Axel Dahl est un touche-à-tout réformé, au moins pour l’instant. Pendant dix ans photographe de magazines à papier glacé, il avait le goût du blanc et noir et tout ce qu’il y a entre les deux. Musicien, il devient journaliste et, encore ensuite, réalisateur. Depuis 2011, retour à la photographie, toujours à la chambre, toujours argentique, avec cette fois pour seul focus une autre passion ancienne : l’architecture. Dans les mises en scène d’Axel Dahl, le bâtiment n’est plus le sujet mais l’acteur d’une pièce qui se déroule au théâtre de l’instant précis. Tout est construit. Tout est cependant vrai et authentique. Un miracle parfois. Journée de tournage avec Axel Dahl.
C’est maintenant
6h00

Façade nord, quinze minutes de soleil. Le chat se faufile en trottinant rapide et ne repassera pas. En tous cas pas maintenant.
7h20

Cinq minutes de marge avant que la lune ne disparaisse du cadre. Elèves à droite, maintenance à gauche, tous au bon endroit, maintenant.
7h55

Dix minutes avant d’être aveuglé par le soleil levant. Il faut que quelqu’un passe, en regardant vers la grande croix nimbée d’espoir quant au jour peut-être nouveau qui s’annonce – maintenant.
8h30

Attendre que les ombres soient justes et ne décalent rien, qu’elles épousent tendrement.

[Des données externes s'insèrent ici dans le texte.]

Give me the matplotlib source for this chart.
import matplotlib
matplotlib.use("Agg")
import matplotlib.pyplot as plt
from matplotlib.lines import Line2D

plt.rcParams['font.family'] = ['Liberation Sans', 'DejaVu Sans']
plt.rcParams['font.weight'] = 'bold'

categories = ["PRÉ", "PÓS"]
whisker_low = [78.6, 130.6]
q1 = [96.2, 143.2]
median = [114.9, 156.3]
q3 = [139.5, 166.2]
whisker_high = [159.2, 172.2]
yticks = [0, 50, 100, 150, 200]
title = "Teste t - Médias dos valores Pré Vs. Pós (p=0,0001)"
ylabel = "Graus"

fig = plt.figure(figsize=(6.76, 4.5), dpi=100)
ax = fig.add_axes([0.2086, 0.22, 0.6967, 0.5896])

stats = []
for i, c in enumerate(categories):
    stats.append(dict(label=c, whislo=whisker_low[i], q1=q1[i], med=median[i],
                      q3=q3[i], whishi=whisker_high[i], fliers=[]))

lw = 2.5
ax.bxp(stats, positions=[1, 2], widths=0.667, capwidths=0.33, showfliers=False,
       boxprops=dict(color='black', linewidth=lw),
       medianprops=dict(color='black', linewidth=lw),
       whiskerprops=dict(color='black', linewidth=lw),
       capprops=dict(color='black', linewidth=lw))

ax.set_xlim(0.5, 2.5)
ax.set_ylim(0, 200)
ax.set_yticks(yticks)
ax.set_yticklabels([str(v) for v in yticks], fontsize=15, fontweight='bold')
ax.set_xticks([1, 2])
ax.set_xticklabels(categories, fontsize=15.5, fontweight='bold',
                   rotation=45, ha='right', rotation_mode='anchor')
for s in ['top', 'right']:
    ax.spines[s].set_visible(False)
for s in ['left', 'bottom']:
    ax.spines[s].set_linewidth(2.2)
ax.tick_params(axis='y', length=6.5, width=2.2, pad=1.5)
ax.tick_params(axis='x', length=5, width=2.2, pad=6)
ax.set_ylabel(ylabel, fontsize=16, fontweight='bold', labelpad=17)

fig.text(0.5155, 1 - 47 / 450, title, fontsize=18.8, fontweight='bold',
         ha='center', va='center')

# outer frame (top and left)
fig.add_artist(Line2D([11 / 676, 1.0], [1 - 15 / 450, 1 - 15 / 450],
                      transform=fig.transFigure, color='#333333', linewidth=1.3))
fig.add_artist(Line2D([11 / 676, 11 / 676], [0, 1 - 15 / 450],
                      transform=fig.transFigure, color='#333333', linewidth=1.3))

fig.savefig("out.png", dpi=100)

Que l’arbre de droite soit encore éclairé et que les nuages qui vont m’assombrir le reste de la journée n’émergent pas trop, derrière, à gauche. Maintenant.
9h25

Façade nord, rude soleil droit ; deux touristes perdus traînent leur valoche. Un pompier sort de l’ombre ; il fait son jogging matinal en bleu, aussi. Le feu est rouge et c’est maintenant.
10h15

Longue matinée à éloigner les voitures et regarder les nuages ne pas aller là où ils devraient. Le vieux monsieur marche lentement et finit par se poser, au seul bon endroit, se demandant peut-être si justice un jour lui sera faite. Comme lui j’ai encore un peu de temps, mais c’est maintenant.
15h20

Allongé dans l’herbe, sur le dos, la tête à l’envers, emmitouflé dans mon drap noir pour ne pas voir mon reflet dans la vitre qui est à précisément quelques centimètres de l’obectif. Dans vingt minutes le soleil sera trop à l’ouest : mes arbres ne seront plus éclairés et ceux d’en face le seront trop. Il y a foule mais il me faut deux observateurs à droite, pas plus, et d’autres à gauche aussi, mais pas trop. Et elle arrive, si grande et en blanc. Elle me regarde un instant, maintenant.
17h10

Eglise à gauche, prison à droite, médiathèque au milieu ; ombres là où il faut pendant cinq minutes, ou moins. Quelqu’un marche derrière moi, il n’y a plus qu’une image sur la bobine et demain, c’est sûr, il pleuvra. Pas le choix – c’est maintenant.
19h50

Les néons de droite viennent de s’allumer, ceux de gauche s’éteignent dans cinq minutes, ou trois. Les nuages gris vont vite couvrir ce qui reste de coucher de soleil. Attendre que les néons rouges du bâtiment derrière moi s’allument ? Peut-être. Mais pas si visibles que ça. Faut voir. Alors c’est maintenant.
20h00

Le soleil descend vite en Martinique, ne laissant pas le temps de faire autrement. Une voiture fait le tour de l’ancien parking. Quarante secondes de pose, c’est long – mais c’était maintenant.